The pioneering work of Manabe led to the hypothesis that in a high CO2 world the interiors of mid-latitude continental regions would undergo substantial hydrologic changes, including reductions in summer soil moisture. We revisit this issue using the latest version of the Geophysical Fluid Dynamics Labs (GFDL) atmosphere-land model coupled to a slab ocean. The new model differs from previous GFDL models, notably in terms of the inclusion of enhanced vertical resolution, an explicit boundary layer, and a diurnal cycle of insolation.

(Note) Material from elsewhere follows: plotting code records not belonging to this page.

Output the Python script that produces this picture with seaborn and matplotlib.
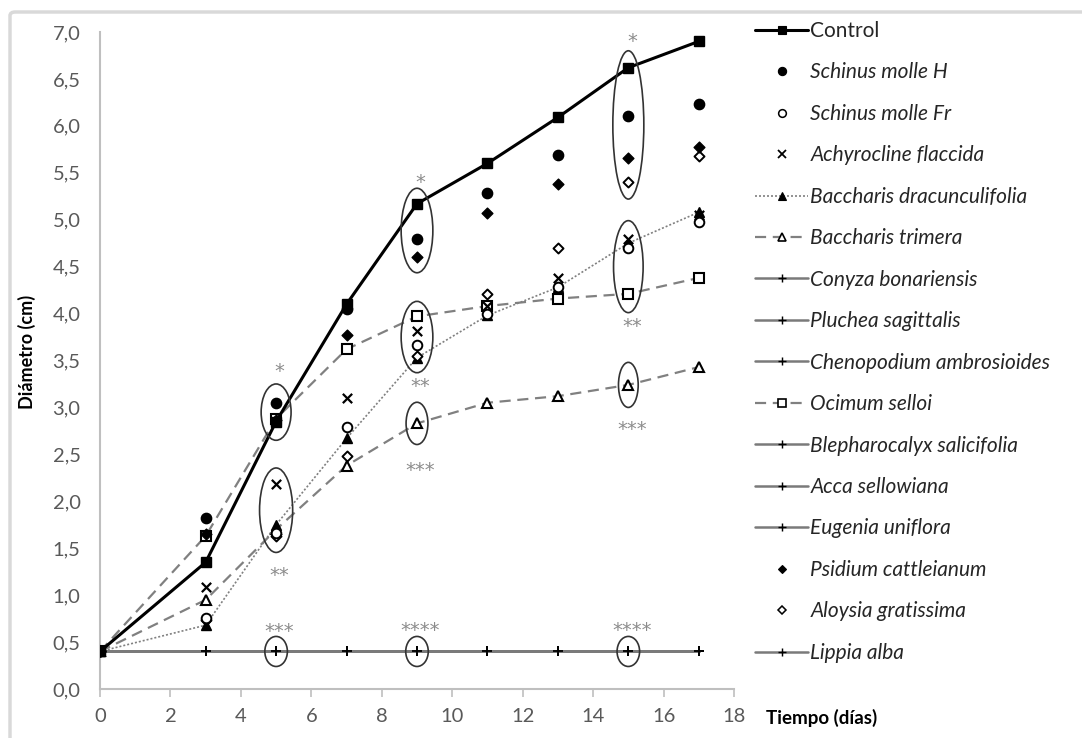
import numpy as np
import pandas as pd
import matplotlib
matplotlib.use("Agg")
import matplotlib.pyplot as plt
import seaborn as sns
from matplotlib.patches import Ellipse, FancyBboxPatch
from matplotlib.lines import Line2D
from matplotlib.ticker import FuncFormatter, MultipleLocator

# ---------------- data ----------------
days = [0, 3, 5, 7, 9, 11, 13, 15, 17]

control = [0.40, 1.35, 2.85, 4.10, 5.17, 5.60, 6.09, 6.62, 6.90]
schinus_h = [0.40, 1.82, 3.05, 4.05, 4.79, 5.28, 5.69, 6.10, 6.23]
schinus_fr = [0.40, 0.76, 1.66, 2.79, 3.67, 4.00, 4.28, 4.70, 4.98]
achyrocline = [0.40, 1.09, 2.18, 3.10, 3.81, 4.08, 4.38, 4.79, 5.05]
bacch_drac = [0.40, 0.68, 1.75, 2.67, 3.53, 3.98, 4.28, 4.75, 5.08]
bacch_trimera = [0.40, 0.95, 1.70, 2.38, 2.83, 3.05, 3.12, 3.24, 3.43]
conyza = [0.40, 0.40, 0.40, 0.40, 0.40, 0.40, 0.40, 0.40, 0.40]
pluchea = [0.40, 0.40, 0.40, 0.40, 0.40, 0.40, 0.40, 0.40, 0.40]
chenopodium = [0.40, 0.40, 0.40, 0.40, 0.40, 0.40, 0.40, 0.40, 0.40]
ocimum = [0.40, 1.63, 2.88, 3.62, 3.97, 4.08, 4.16, 4.21, 4.38]
blepharocalyx = [0.40, 0.40, 0.40, 0.40, 0.40, 0.40, 0.40, 0.40, 0.40]
acca = [0.40, 0.40, 0.40, 0.40, 0.40, 0.40, 0.40, 0.40, 0.40]
eugenia = [0.40, 0.40, 0.40, 0.40, 0.40, 0.40, 0.40, 0.40, 0.40]
psidium = [0.40, 1.65, 2.87, 3.77, 4.60, 5.07, 5.38, 5.66, 5.78]
aloysia = [0.40, 0.73, 1.63, 2.48, 3.55, 4.21, 4.70, 5.40, 5.68]
lippia = [0.40, 0.40, 0.40, 0.40, 0.40, 0.40, 0.40, 0.40, 0.40]

series_names = [
    "Control", "Schinus molle H", "Schinus molle Fr", "Achyrocline flaccida",
    "Baccharis dracunculifolia", "Baccharis trimera", "Conyza bonariensis",
    "Pluchea sagittalis", "Chenopodium ambrosioides", "Ocimum selloi",
    "Blepharocalyx salicifolia", "Acca sellowiana", "Eugenia uniflora",
    "Psidium cattleianum", "Aloysia gratissima", "Lippia alba",
]
series_values = [
    control, schinus_h, schinus_fr, achyrocline, bacch_drac, bacch_trimera,
    conyza, pluchea, chenopodium, ocimum, blepharocalyx, acca, eugenia,
    psidium, aloysia, lippia,
]

# significance groups (day, members) -> ellipse + asterisks
sig_days = [5, 5, 5, 9, 9, 9, 9, 15, 15, 15, 15]
sig_members = [
    ["Control", "Schinus molle H"],
    ["Achyrocline flaccida", "Baccharis dracunculifolia", "Schinus molle Fr", "Aloysia gratissima"],
    ["Lippia alba"],
    ["Control", "Schinus molle H", "Psidium cattleianum"],
    ["Ocimum selloi", "Achyrocline flaccida", "Schinus molle Fr", "Baccharis dracunculifolia"],
    ["Baccharis trimera"],
    ["Lippia alba"],
    ["Control", "Schinus molle H", "Psidium cattleianum", "Aloysia gratissima"],
    ["Achyrocline flaccida", "Schinus molle Fr", "Baccharis dracunculifolia", "Ocimum selloi"],
    ["Baccharis trimera"],
    ["Lippia alba"],
]
sig_labels = ["*", "**", "***", "*", "**", "***", "****", "*", "**", "***", "****"]

# ---------------- long-form table ----------------
df = pd.DataFrame(
    [(n, d, v) for n, vals in zip(series_names, series_values) for d, v in zip(days, vals)],
    columns=["serie", "dia", "diametro"],
)

# ---------------- styles ----------------
GRAY = "#808080"
flat = dict(kind="line", color="#7a7a7a", ls="-", lw=1.8, marker="+", ms=7,
            mfc="black", mec="black", mew=1.3)
styles = {
    "Control": dict(kind="line", color="black", ls="-", lw=2.2, marker="s", ms=7.5,
                    mfc="black", mec="black", mew=1),
    "Schinus molle H": dict(kind="dot", marker="o", s=55, fc="black", ec="black", lw=1),
    "Schinus molle Fr": dict(kind="dot", marker="o", s=48, fc="white", ec="black", lw=1.4),
    "Achyrocline flaccida": dict(kind="dot", marker="x", s=45, fc="black", ec="black", lw=1.6),
    "Baccharis dracunculifolia": dict(kind="line", color=GRAY, ls=(0, (1.2, 1.2)), lw=1.2,
                                      marker="^", ms=7, mfc="black", mec="black", mew=1),
    "Baccharis trimera": dict(kind="line", color=GRAY, ls=(0, (5, 3)), lw=1.6,
                              marker="^", ms=7, mfc="white", mec="black", mew=1.5),
    "Ocimum selloi": dict(kind="line", color=GRAY, ls=(0, (5, 3)), lw=1.6,
                          marker="s", ms=7, mfc="white", mec="black", mew=1.5),
    "Psidium cattleianum": dict(kind="dot", marker="D", s=30, fc="black", ec="black", lw=1),
    "Aloysia gratissima": dict(kind="dot", marker="D", s=26, fc="white", ec="black", lw=1.4),
}
for n in ["Conyza bonariensis", "Pluchea sagittalis", "Chenopodium ambrosioides",
          "Blepharocalyx salicifolia", "Acca sellowiana", "Eugenia uniflora", "Lippia alba"]:
    styles[n] = flat

# ellipse layout: width (days), vertical padding, asterisk side and gap
ell_w = [0.85, 0.94, 0.64, 0.9, 0.9, 0.62, 0.64, 0.88, 0.84, 0.56, 0.64]
ell_pad = [0.20, 0.175, 0.16, 0.165, 0.16, 0.225, 0.16, 0.18, 0.20, 0.24, 0.16]
star_side = [1, -1, 1, 1, -1, -1, 1, 1, -1, -1, 1]
star_gap = [0.19, 0.19, 0.11, 0.12, 0.09, 0.22, 0.12, 0.16, 0.09, 0.18, 0.12]

sns.set_theme(style="white")
plt.rcParams["font.family"] = ["Lato", "DejaVu Sans"]

W, H = 1082, 738
fig = plt.figure(figsize=(W / 100, H / 100), dpi=100)
ax = fig.add_axes([100 / W, 1 - 689 / H, 634 / W, 657 / H])

draw_order = ["Conyza bonariensis", "Pluchea sagittalis", "Chenopodium ambrosioides",
              "Blepharocalyx salicifolia", "Acca sellowiana", "Eugenia uniflora", "Lippia alba",
              "Baccharis trimera", "Ocimum selloi", "Baccharis dracunculifolia",
              "Aloysia gratissima", "Schinus molle Fr", "Achyrocline flaccida",
              "Psidium cattleianum", "Schinus molle H", "Control"]

for name in draw_order:
    st = styles[name]
    sub = df[df["serie"] == name]
    if st["kind"] == "line":
        sns.lineplot(data=sub, x="dia", y="diametro", ax=ax, color=st["color"],
                     linestyle=st["ls"], linewidth=st["lw"], marker=st["marker"],
                     markersize=st["ms"], markerfacecolor=st["mfc"],
                     markeredgecolor=st["mec"], markeredgewidth=st["mew"],
                     estimator=None, sort=False, legend=False, zorder=3)
    else:
        sns.scatterplot(data=sub, x="dia", y="diametro", ax=ax, marker=st["marker"],
                        s=st["s"], color=st["fc"], edgecolor=st["ec"],
                        linewidth=st["lw"], legend=False, zorder=4)

# ellipses + asterisks
lookup = dict(zip(series_names, series_values))
for d, mem, lab, w, pad, side, gap in zip(sig_days, sig_members, sig_labels,
                                           ell_w, ell_pad, star_side, star_gap):
    i = days.index(d)
    vals = [lookup[m][i] for m in mem]
    lo, hi = min(vals), max(vals)
    cy = (lo + hi) / 2
    h = (hi - lo) + 2 * pad
    ax.add_patch(Ellipse((d, cy), w, h, fill=False, edgecolor="#333333", lw=1.2, zorder=5))
    star_center = cy + side * (h / 2 + gap)
    # '*' glyph sits ~0.6 em above the baseline
    ax.text(d + 0.1, star_center - 0.115, lab, ha="center", va="baseline",
            color="#8c8c8c", fontsize=14, family="DejaVu Sans", zorder=6)

# axes formatting
ax.set_xlim(0, 18)
ax.set_ylim(0, 7)
ax.xaxis.set_major_locator(MultipleLocator(2))
ax.yaxis.set_major_locator(MultipleLocator(0.5))
ax.yaxis.set_major_formatter(FuncFormatter(lambda v, p: f"{v:.1f}".replace(".", ",")))
ax.xaxis.set_major_formatter(FuncFormatter(lambda v, p: f"{v:.0f}"))
ax.set_xlabel("")
ax.set_ylabel("")
for s in ["top", "right"]:
    ax.spines[s].set_visible(False)
for s in ["left", "bottom"]:
    ax.spines[s].set_color("#bfbfbf")
    ax.spines[s].set_linewidth(1.5)
ax.tick_params(axis="x", bottom=True, length=6, width=1.2, color="#bfbfbf", pad=8,
               labelsize=14.5, labelcolor="#595959")
ax.tick_params(axis="y", left=False, length=0, pad=14, labelsize=14.5, labelcolor="#595959")
ax.set_facecolor("white")

fig.text(27 / W, 1 - 352 / H, "Diámetro (cm)", rotation=90, ha="center", va="center",
         fontsize=13, fontweight="bold", color="black")
fig.text(766 / W, 1 - 718 / H, "Tiempo (días)", ha="left", va="center",
         fontsize=13.5, fontweight="bold", color="black")

# legend
handles = []
for name in series_names:
    st = styles[name]
    if st["kind"] == "line":
        handles.append(Line2D([], [], color=st["color"], linestyle=st["ls"], linewidth=st["lw"],
                              marker=st["marker"], markersize=st["ms"] * 0.8,
                              markerfacecolor=st["mfc"], markeredgecolor=st["mec"],
                              markeredgewidth=st["mew"] * 0.8))
    else:
        handles.append(Line2D([], [], linestyle="none", marker=st["marker"],
                              markersize=np.sqrt(st["s"]) * 0.8, markerfacecolor=st["fc"],
                              markeredgecolor=st["ec"], markeredgewidth=st["lw"] * 0.8))
leg = fig.legend(handles, series_names, loc="upper left", bbox_to_anchor=(755 / W, 1 - 21 / H),
                 frameon=False, fontsize=15, handlelength=2.55, handletextpad=0.1,
                 labelspacing=1.03, borderpad=0, borderaxespad=0)
for t in leg.get_texts():
    t.set_color("#262626")
    if t.get_text() != "Control":
        t.set_fontstyle("italic")

# outer chart border
fig.patches.append(FancyBboxPatch((10 / W, -0.05), 1.2, 1 - 12 / H + 0.05,
                                  boxstyle="round,pad=0,rounding_size=0.005",
                                  transform=fig.transFigure, fill=False,
                                  edgecolor="#d9d9d9", lw=2.5, figure=fig))

fig.savefig("out.png", dpi=100, facecolor="white")
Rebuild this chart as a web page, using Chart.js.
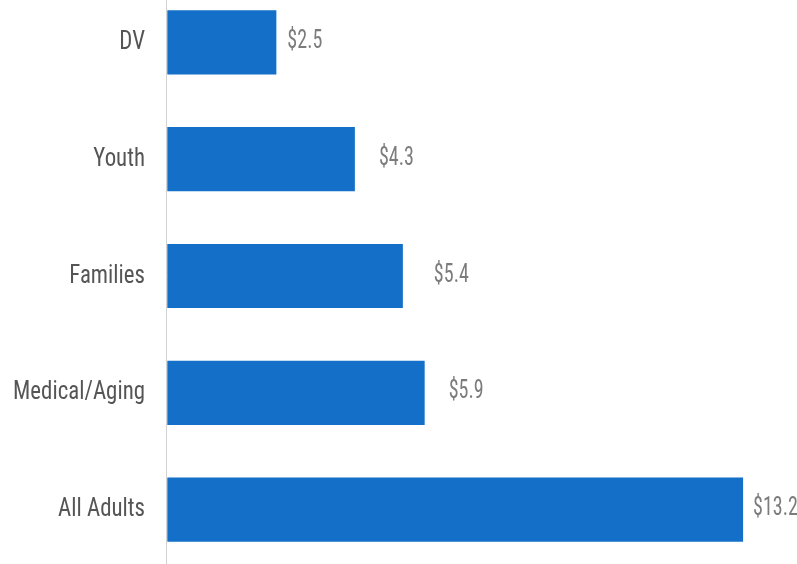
<!DOCTYPE html>
<html>
<head>
<meta charset="utf-8">
<script src="https://cdn.jsdelivr.net/npm/chart.js@4"></script>
<style>
  html, body { margin: 0; padding: 0; background: #fff; overflow: hidden; }
  body { width: 797px; height: 564px; position: relative; }
  #wrap { position: absolute; left: 0; top: -16px; width: 797px; height: 584px; }
</style>
</head>
<body>
<div id="wrap"><canvas id="cost-chart"></canvas></div>
<script>
const categories = ['DV', 'Youth', 'Families', 'Medical/Aging', 'All Adults'];
const costs = [2.5, 4.3, 5.4, 5.9, 13.2];

// space between each bar end and its value label (px)
const labelGaps = [11, 24, 31, 24, 10];

const labelFont = "'Roboto Condensed', 'Liberation Sans Narrow', 'Arial Narrow', Roboto, sans-serif";

// draws text squeezed horizontally around its anchor point
function narrowText(ctx, text, x, y, squeeze) {
  ctx.save();
  ctx.translate(x, y);
  ctx.scale(squeeze, 1);
  ctx.fillText(text, 0, 0);
  ctx.restore();
}

// category names left of the axis, "$x.x" past the end of each bar
const barLabels = {
  id: 'barLabels',
  afterDatasetsDraw(chart) {
    const ctx = chart.ctx;
    const yScale = chart.scales.y;
    const meta = chart.getDatasetMeta(0);
    ctx.save();
    ctx.font = '26px ' + labelFont;
    ctx.textBaseline = 'middle';

    ctx.fillStyle = '#555555';
    ctx.textAlign = 'right';
    categories.forEach((name, i) => {
      narrowText(ctx, name, yScale.right - 21, yScale.getPixelForValue(i), 0.88);
    });

    ctx.fillStyle = '#7c7c7c';
    ctx.textAlign = 'left';
    meta.data.forEach((bar, i) => {
      narrowText(ctx, '$' + costs[i].toFixed(1), bar.x + labelGaps[i], bar.y - 1, 0.77);
    });
    ctx.restore();
  }
};

const ctx = document.getElementById('cost-chart');
const myChart = new Chart(ctx, {
  type: 'bar',
  data: {
    labels: categories,
    datasets: [{
      data: costs,
      backgroundColor: '#136fc7',
      borderWidth: 0,
      barPercentage: 0.55,
      categoryPercentage: 1
    }]
  },
  options: {
    indexAxis: 'y',
    responsive: true,
    maintainAspectRatio: false,
    animation: false,
    layout: {
      autoPadding: false,
      padding: { left: 0, right: 19, top: 0, bottom: 0 }
    },
    plugins: {
      legend: { display: false },
      tooltip: { enabled: false }
    },
    scales: {
      x: {
        display: false,
        min: -0.03,
        max: 14
      },
      y: {
        afterFit(scale) {
          scale.width = 166;
          scale.paddingTop = 0;
          scale.paddingBottom = 0;
        },
        grid: { display: false, drawTicks: false },
        border: { display: true, color: '#d2d2d2', width: 1 },
        ticks: { display: false }
      }
    }
  },
  plugins: [barLabels]
});
</script>
</body>
</html>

In the earlier GFDL models pioneered by Manabe, the simulated response to a doubling of atmospheric CO2 included an increase in wintertime rainfall over most mid-latitude continental regions, an earlier snowmelt season and onset of springtime evaporation, and an increase of potential evaporation. These factors led to large-scale increases in soil moisture in winter and decreases in summer in mid-latitudes in doubled-CO2 experiments. The new model shows similar results, and the processes discussed above are important in this model as well. In addition, we find that changes in atmospheric circulation play an important role in the structure of regional hydrologic changes.

Additional experiments have been run to investigate the factors responsible for the atmospheric circulation changes. We find that the circulation changes are primarily driven by tropical sea surface temperature changes. In addition, land-surface atmosphere feedbacks can play an important role. These results highlight some of the important issues in projections of CO2-induced regional hydrologic changes.